Alaska’s ferries offer independent-minded travelers the flexibility and convenience to tailor their trip to their exact specifications, hopping on and off for a few hours or days at a time. Passengers can take a car, motorhome, motorcycle, kayak or bike on board and see remote destinations along with some of the state’s most popular cruise ports. With so many experiences just minutes from the main deck, the ferry is a great way to get to know the area without the scheduling constraints of organized tours.

On top of that, the ferry follows the same phenomenal routes through the Inside Passage and Prince William Sound as the cruise ships that ply state waters during the summer. In recognition of the exceptional experience offered on board, in 2002, the National Scenic Byway program named the Alaska Marine Highway System the first marine-based route in its portfolio, and in 2005, the system was upgraded to All-American Road status – the highest level of recognition available under the program. What the designation signals to travelers is that the route features nationally significant scenic, cultural and historical characteristics.
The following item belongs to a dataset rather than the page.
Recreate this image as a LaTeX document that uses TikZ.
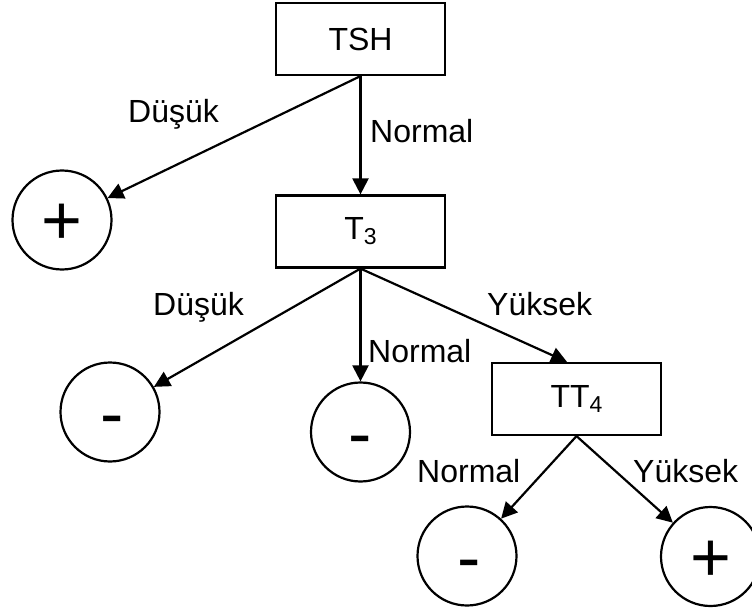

For sleeping accommodations, passengers can book a cabin or hang out in one of the covered lounge areas, but many choose to save some money and pitch a tent right on deck. With so much sunlight during the summer months, the deck is place to be, with people mingling and visiting to pass the time and sharing adventure stories and travel tips with other independent travelers. Showers, dining facilities, on-board naturalists, a movie lounge and other amenities make the ferries a great family travel experience. It is recommended to make reservations ahead of time for cabins and car space on deck, as those are often in high demand. When packing for the trip, keep a camera and binoculars within reach as you may need them to see breaching whales and calving glaciers, which are common sights in these waters along with porpoises, seals, sea otters, bald eagles and numerous other wildlife species.